Although a period piece it’s not a series that needs to rely on haircuts, fashions, songs, and personalities of the time, although a few do creep in naturally. In its relationships, views and lifestyles it feels authentic. Davies, of course, was of an age to be around the scene across the decade that he’s writing about. What could seem cliched in the hands of lesser writers is masterful in Davies’s hands — religious fathers, parents in denial, closeted Tory politicians — it all fits and it all feels real.
The writing’s so good it needs only small moments to show pervading attitudes of thousands at the time. This is best exemplified in the scene where Ritchie’s dad gives him a packet of condoms so he doesn’t ‘get a girl into trouble’. Ritchie sniggers at the thought before tossing the packet off the ferry they’re on.

The show doesn’t flinch from the pain of those who have AIDS, and their loved ones go through as they sit in dank hospital rooms, sometimes having entire wards to themselves; the doors locked to the outside world. That the disease not only changed physical appearances but also personalities is shown in one horrifying scene where a character loses all inhibitions in front of his devastated mother.

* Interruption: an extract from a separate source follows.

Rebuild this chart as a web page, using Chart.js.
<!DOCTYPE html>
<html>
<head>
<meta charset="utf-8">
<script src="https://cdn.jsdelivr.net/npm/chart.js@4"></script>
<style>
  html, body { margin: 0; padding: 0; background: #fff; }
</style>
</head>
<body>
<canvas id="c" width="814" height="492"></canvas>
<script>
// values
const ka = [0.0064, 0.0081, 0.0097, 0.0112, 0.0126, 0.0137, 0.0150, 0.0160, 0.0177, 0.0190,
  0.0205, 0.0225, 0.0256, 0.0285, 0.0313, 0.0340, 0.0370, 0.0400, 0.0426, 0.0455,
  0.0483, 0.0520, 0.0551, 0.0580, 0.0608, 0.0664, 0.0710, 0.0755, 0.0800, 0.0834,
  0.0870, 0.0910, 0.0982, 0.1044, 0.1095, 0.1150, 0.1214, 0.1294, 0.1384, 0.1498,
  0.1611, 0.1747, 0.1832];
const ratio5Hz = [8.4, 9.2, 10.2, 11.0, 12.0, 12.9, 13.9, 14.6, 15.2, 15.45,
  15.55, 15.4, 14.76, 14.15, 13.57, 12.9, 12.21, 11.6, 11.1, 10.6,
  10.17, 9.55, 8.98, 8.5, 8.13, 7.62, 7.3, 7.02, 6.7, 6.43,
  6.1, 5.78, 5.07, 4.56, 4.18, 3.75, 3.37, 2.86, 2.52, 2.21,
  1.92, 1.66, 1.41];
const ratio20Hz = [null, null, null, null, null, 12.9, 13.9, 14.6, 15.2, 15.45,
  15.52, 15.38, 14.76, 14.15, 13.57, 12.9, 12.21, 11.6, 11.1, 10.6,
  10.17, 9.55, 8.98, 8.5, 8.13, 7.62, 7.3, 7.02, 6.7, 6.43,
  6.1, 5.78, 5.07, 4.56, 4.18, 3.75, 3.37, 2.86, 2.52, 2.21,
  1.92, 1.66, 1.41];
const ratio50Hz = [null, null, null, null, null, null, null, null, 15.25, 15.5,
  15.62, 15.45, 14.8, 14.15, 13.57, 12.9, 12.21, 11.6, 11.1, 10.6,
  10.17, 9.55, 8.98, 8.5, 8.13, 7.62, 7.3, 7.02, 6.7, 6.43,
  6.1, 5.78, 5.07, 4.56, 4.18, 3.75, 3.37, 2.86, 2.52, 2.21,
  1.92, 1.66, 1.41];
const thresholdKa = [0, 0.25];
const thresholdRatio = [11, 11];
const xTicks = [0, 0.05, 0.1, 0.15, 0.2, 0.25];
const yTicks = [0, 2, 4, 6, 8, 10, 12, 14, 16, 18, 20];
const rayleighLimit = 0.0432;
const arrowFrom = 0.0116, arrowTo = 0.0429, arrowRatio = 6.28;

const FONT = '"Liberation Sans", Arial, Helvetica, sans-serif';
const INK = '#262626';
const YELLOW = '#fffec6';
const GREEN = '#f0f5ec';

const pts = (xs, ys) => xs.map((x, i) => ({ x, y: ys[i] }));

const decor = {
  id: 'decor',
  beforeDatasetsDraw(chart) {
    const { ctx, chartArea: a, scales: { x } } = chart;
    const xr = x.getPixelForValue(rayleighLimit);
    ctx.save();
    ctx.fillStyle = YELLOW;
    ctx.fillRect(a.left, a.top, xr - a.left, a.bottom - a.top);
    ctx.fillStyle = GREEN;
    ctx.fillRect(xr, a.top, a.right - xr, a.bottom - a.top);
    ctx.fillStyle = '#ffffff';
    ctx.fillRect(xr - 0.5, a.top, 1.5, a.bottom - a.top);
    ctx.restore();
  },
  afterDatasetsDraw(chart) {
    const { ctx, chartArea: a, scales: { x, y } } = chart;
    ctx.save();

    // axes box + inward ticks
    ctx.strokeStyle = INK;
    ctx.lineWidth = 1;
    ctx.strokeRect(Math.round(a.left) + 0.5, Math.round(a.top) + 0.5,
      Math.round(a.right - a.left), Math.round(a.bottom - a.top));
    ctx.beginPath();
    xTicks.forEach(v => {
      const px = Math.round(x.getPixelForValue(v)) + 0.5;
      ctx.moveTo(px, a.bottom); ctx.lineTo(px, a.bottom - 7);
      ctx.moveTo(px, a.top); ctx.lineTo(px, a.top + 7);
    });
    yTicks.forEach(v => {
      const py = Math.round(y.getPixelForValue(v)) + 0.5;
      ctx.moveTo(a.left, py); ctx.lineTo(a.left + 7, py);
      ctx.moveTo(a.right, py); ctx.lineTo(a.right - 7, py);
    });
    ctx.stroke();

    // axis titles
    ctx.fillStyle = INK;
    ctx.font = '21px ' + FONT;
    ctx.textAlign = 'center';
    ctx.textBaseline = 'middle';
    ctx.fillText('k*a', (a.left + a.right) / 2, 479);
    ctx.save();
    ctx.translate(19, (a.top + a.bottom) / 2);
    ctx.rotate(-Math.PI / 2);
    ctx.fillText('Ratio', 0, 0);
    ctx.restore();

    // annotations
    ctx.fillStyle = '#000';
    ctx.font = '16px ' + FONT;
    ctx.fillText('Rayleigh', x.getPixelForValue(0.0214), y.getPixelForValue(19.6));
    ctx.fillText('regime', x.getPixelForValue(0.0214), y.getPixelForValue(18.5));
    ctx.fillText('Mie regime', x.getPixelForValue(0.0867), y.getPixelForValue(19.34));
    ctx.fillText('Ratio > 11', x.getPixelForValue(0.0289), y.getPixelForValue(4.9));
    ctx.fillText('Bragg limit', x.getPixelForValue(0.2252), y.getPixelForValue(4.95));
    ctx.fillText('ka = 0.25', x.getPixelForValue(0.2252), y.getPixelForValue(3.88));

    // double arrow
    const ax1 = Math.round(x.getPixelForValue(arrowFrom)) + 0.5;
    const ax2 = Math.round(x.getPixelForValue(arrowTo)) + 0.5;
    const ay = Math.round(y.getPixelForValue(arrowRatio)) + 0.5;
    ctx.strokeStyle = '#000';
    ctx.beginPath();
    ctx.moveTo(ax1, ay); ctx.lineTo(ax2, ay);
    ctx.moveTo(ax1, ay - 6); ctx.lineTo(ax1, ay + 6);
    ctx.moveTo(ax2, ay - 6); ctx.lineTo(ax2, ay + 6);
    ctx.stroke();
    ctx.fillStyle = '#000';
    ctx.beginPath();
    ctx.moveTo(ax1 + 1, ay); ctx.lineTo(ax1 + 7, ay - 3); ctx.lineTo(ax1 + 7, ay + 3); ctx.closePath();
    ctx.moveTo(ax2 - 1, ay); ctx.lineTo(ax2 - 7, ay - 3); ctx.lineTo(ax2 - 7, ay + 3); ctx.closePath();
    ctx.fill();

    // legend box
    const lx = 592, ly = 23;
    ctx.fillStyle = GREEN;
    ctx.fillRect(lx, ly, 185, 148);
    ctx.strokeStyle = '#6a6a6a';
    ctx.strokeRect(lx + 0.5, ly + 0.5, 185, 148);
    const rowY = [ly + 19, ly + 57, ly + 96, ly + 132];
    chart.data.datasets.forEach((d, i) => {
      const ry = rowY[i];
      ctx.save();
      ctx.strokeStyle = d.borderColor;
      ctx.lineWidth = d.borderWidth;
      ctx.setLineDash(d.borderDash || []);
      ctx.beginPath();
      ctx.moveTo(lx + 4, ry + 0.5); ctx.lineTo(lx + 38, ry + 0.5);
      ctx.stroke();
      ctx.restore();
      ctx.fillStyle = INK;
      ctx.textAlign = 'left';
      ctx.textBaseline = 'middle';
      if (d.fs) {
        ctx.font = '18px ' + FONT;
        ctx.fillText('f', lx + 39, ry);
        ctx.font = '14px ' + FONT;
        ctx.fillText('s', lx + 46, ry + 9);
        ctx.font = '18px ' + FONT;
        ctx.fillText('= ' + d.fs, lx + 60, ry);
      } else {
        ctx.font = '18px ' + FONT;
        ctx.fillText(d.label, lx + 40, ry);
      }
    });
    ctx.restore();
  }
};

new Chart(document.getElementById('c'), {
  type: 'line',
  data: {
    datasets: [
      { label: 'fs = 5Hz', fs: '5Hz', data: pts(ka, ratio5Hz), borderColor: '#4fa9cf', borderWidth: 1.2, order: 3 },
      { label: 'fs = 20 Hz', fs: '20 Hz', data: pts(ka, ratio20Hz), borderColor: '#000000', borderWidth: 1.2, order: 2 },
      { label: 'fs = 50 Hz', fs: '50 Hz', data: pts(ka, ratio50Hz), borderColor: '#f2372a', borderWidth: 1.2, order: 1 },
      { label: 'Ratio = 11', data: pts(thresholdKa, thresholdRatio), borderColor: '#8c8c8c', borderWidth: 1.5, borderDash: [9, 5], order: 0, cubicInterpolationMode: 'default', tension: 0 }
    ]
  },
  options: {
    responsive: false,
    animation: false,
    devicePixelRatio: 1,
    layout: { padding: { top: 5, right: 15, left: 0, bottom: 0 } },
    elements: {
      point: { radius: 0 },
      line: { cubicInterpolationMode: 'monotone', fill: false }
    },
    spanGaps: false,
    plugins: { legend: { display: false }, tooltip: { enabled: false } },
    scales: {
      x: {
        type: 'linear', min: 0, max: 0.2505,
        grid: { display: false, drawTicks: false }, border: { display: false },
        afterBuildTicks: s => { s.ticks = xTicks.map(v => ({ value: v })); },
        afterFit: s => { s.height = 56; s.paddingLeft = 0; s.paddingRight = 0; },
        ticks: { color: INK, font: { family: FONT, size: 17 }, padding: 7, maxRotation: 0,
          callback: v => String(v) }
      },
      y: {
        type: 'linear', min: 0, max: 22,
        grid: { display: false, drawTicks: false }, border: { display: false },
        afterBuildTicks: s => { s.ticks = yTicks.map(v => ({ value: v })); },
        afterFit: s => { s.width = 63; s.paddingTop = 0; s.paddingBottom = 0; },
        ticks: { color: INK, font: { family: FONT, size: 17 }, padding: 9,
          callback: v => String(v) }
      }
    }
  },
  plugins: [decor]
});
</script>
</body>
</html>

There was so many different types of grief and hurt the illness and its stigma inflicted on gay couples. The agony didn’t end after you’d sat by your lover’s bed as his life slowly ebbed away. We see gay men then denied the right to attend their partner’s funeral and be erased from his life in death by parents ashamed not only of how their son lived but by how he died. One scene shows a family burning everything that smelled of their dead relative; clothes, possessions, bedding, even baby pictures.
“I’m very aware that younger generations are growing up not knowing anything about this period. And actually, let’s be honest, people who were there at the time don’t know anything about it either. And there are those who have happily forgotten such a bad time, and I don’t blame them for that. So it was a matter of me finding my place in there. It’s an awful subject, it’s a delicate subject, but it’s an honour to write about it.” Russell T. Davies
It’s important to say that It’s a Sin is very funny, and despite depicting so much suffering is uplifting. Ritchie, Roscoe, Jill and Colin are joyful, passionate, loyal and determined; so full of life and so dedicated to their pursuit of pleasure and being happy. They’re friends who form a family. They’re people who accept you for what you are and for what you want to be, not what they want you to be or hoped you’d become.

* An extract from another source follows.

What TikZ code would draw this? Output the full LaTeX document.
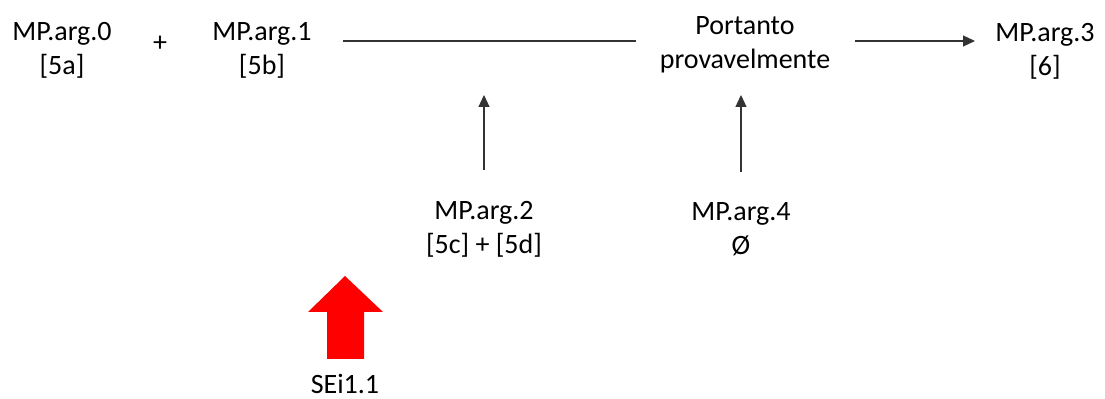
\documentclass[tikz,border=0pt]{standalone}
\usepackage{fontspec}
\setmainfont{Carlito}
\usetikzlibrary{arrows.meta,positioning}
\tikzset{
  rot/.style={align=center,font=\fontsize{14}{17}\selectfont,inner sep=0pt},
  linha/.style={draw=black!80,line width=0.6pt},
  seta/.style={linha,-{Triangle[length=6pt,width=5.5pt]}},
}

\begin{document}
\begin{tikzpicture}[x=0.5pt,y=-0.5pt]
  \useasboundingbox (0,0) rectangle (1105,399);
  % linha de cima
  \node[rot] (argzero) at (62,50) {MP.arg.0\\ {[5a]}};
  \node[rot] (mais) at (160,44) {+};
  \node[rot] (argone) at (262,50) {MP.arg.1\\ {[5b]}};
  \node[rot] (portanto) at (745,45) {Portanto\\ provavelmente};
  \node[rot] (argthree) at (1045,51) {MP.arg.3\\ {[6]}};
  % linha de baixo
  \node[rot] (argtwo) at (484,229) {MP.arg.2\\ {[5c]} + [5d]};
  \node[rot] (argfour) at (741,229) {MP.arg.4\\ Ø};
  \node[rot] (sei) at (345,384) {SEi1.1};
  % ligacoes
  \coordinate (ini) at (343,41);
  \coordinate (fim) at (636,41);
  \coordinate (saida) at (855,41);
  \coordinate (chegada) at (975,41);
  \coordinate (alvo) at (484,95);
  \coordinate (alvob) at (741,95);
  \draw[linha] (ini) -- (fim);
  \draw[seta] (saida) -- (chegada);
  \draw[seta] (argtwo.north |- 0,170) -- (alvo);
  \draw[seta] (argfour.north |- 0,172) -- (alvob);
  % seta vermelha
  \fill[red] (327,359) -- (327,312) -- (308,312) -- (345,276)
    -- (383,312) -- (364,312) -- (364,359) -- cycle;
\end{tikzpicture}
\end{document}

The series does a great job of highlighting the confusion and lack of awareness over the illness. Even the most enlightened and caring character is so terrified of drinking out of a cup someone HIV positive has drunk out of they’d rather smash it to pieces. People who go searching in what they would assume are the right places for information are looked on with something approaching contempt.

When the mainstream did eventually want to talk about HIV and AIDS during the 1980s misinformation was abound. In 1986 Dr John Seale, a Harley Street specialist in sex disease published a paper theorising AIDS was man-made, created by mistake in an American laboratory. While perhaps even crazier in 1988 Astronomer Sir Fred Hoyle suggested AIDS came from space and spread via rainwater.
Providing the correct information was an uphill struggle. In the late 80s, the Terence Higgins Trust published adverts in UK national newspapers not only suggesting using condoms with a water-based lubricant to reduce risk but also to clarify that AIDS was not spread by sharing cutlery or shaking hands.
It’s a Sin touches briefly on the successful Don’t Die of Ignorance campaign as the gay characters crowd around the television speculating what the rest of society would make of the disease that was wiping out a generation. In the meantime, the straight world got on with eating their dinner and switched over to a game show on the other side.
It’s a show that pulls you in, then pulls you apart. You’ll feel all the better for going through the loves and losses of characters you’ll still be thinking about long after the show ends.